▸ Brief
Take each line that has the word "React" and return it.

▸ Dataset excerpt
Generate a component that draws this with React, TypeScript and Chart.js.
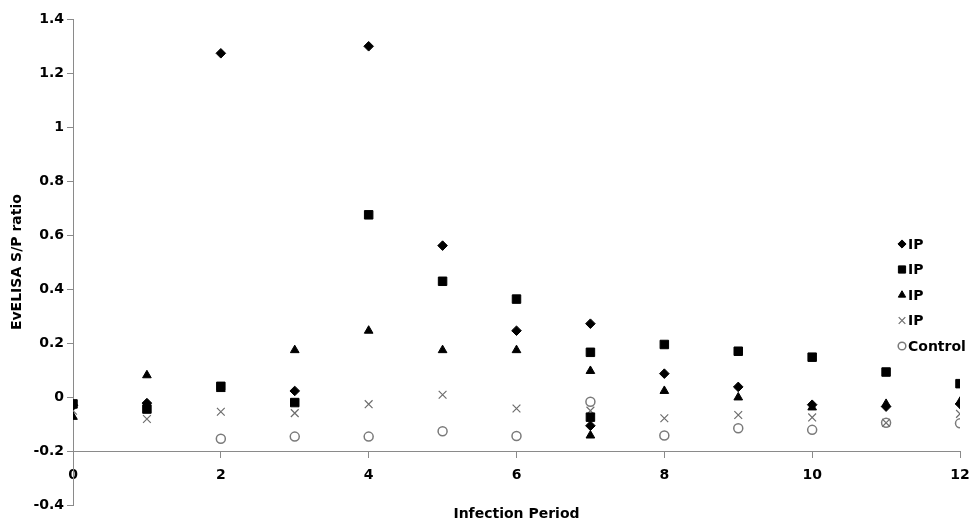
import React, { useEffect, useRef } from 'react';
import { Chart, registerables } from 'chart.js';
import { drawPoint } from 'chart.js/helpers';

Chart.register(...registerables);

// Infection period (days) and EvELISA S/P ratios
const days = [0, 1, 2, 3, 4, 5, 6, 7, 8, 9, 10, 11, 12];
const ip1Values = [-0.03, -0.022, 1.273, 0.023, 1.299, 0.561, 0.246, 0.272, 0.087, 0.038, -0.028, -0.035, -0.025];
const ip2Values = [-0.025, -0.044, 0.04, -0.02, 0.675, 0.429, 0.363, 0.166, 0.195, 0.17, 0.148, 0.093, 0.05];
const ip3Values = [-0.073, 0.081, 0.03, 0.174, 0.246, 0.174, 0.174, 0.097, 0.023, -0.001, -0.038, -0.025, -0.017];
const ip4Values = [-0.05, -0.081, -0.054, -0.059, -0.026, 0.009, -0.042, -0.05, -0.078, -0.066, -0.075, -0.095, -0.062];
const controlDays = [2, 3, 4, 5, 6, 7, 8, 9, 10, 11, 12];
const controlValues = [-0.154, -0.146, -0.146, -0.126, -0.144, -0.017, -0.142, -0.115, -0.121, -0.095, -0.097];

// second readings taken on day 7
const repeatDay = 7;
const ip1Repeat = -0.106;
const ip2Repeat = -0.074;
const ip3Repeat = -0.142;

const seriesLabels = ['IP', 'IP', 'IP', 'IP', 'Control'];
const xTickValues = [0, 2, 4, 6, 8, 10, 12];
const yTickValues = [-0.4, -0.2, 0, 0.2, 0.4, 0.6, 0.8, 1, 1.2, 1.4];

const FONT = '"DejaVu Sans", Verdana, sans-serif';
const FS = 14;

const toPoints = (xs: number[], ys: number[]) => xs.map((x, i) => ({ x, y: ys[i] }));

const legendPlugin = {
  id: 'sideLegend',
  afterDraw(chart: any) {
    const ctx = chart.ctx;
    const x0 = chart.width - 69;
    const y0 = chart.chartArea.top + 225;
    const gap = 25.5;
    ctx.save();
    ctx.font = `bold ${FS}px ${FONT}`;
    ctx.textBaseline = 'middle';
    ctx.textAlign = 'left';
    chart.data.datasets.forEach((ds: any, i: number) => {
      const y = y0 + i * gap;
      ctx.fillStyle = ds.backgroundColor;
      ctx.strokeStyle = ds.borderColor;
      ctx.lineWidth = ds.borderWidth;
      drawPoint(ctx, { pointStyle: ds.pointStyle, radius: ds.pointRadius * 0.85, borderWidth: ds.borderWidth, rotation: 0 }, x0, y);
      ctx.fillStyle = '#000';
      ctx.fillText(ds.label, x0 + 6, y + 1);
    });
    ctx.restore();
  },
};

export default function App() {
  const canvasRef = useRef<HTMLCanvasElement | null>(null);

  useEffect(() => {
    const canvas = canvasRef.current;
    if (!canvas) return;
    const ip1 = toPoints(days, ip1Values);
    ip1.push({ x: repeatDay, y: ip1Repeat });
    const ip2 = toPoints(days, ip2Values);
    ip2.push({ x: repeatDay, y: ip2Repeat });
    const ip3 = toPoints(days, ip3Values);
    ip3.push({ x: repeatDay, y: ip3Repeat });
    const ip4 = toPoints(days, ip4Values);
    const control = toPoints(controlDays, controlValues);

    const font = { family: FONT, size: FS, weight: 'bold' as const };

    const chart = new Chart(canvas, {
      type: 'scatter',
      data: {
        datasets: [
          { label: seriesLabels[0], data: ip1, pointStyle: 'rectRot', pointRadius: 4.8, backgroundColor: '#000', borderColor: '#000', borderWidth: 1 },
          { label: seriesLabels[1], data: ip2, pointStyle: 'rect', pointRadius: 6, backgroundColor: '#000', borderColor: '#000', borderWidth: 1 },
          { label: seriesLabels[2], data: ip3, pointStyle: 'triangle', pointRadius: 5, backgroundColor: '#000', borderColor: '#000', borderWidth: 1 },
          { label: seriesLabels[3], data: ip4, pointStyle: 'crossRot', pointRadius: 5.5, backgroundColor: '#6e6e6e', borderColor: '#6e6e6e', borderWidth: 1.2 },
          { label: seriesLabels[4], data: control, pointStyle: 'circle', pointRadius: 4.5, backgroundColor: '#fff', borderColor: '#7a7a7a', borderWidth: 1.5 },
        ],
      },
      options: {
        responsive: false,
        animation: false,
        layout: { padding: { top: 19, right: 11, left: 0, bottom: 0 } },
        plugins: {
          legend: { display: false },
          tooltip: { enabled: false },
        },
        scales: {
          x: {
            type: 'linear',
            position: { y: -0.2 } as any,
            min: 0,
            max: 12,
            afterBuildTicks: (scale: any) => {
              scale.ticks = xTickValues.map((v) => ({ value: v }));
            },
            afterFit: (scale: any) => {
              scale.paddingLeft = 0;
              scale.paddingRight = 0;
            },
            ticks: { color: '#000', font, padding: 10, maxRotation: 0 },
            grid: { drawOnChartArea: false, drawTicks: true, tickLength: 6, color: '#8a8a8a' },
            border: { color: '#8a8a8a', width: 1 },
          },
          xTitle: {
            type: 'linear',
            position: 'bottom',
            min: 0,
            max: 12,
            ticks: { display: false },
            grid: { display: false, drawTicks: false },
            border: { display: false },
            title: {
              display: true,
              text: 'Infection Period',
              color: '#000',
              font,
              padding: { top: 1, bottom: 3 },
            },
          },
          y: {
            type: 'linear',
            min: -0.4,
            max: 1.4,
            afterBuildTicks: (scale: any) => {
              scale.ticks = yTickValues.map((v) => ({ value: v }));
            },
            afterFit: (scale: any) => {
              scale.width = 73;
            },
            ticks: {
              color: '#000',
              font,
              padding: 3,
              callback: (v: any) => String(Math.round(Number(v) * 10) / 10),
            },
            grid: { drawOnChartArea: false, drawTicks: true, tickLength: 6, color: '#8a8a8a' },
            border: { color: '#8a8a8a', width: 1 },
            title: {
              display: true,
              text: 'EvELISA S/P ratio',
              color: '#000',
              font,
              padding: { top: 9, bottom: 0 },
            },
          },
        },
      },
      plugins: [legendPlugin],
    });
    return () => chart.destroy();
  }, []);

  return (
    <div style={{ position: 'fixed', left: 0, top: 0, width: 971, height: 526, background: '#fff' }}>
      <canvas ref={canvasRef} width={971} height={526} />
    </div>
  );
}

▸ Solution to the problem
Generate a component that draws this with React, TypeScript and Chart.js.
import React, { useEffect, useRef } from 'react';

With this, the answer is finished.